All of my motor conversions seem to have 1-1/8" shafts and when I work out the loads and stress on the shaft...  Not a large safety factor.  Since it's short I don't worry about deformation, but yours is 12" long...   A few % strain will magnify over those 12" to make for a rather large tip displacement. 

That shaft is 21" long.  It's got 4" stubs sticking out both ends of the bearings.

You could take the shaft out of that turbine, clamp it in the vice so 12" is sticking out, hang 1,600 lbs of tractor weights on it, then beat on the tractor weights with a 10 lb maul and you can't bend that shaft.

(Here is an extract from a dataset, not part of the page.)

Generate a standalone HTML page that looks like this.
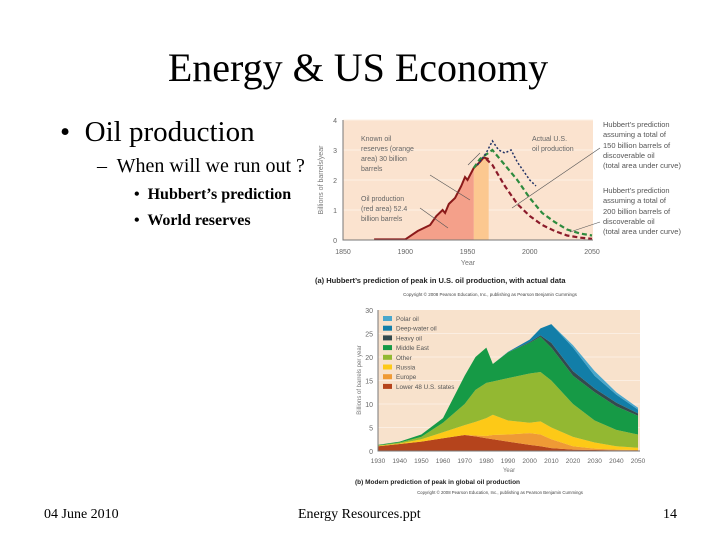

Further, the same identical shaft material is used in agricultural augers to drive them.  That 1-1/8" shaft is driven by a Durst angle box at the bottom and runs all the way to the top of a 70 foot 10" auger with a support bearing every 8 feet.  That shaft only turns at 540 rpm and it takes 150 PTO horsepower to run that auger at full load.  At the top end of the auger, at the last bearing, there's a 6" stub sticking out and it drives the auger flite shaft with a dual #80H drive chain.  You plug that auger and it will blow that drive chain all to smitheens and you'd better duck for cover when it blows the chaincase off because there's chrome pins, rollers and busted chain links flying like somebody touched of a 12 gauge with a round of double awt Buck.  You can apply all the calculations to it you want, and you still won't bend, twist off, or break that 70 foot long driveshaft.

So let's just say that I'm not too worried about it.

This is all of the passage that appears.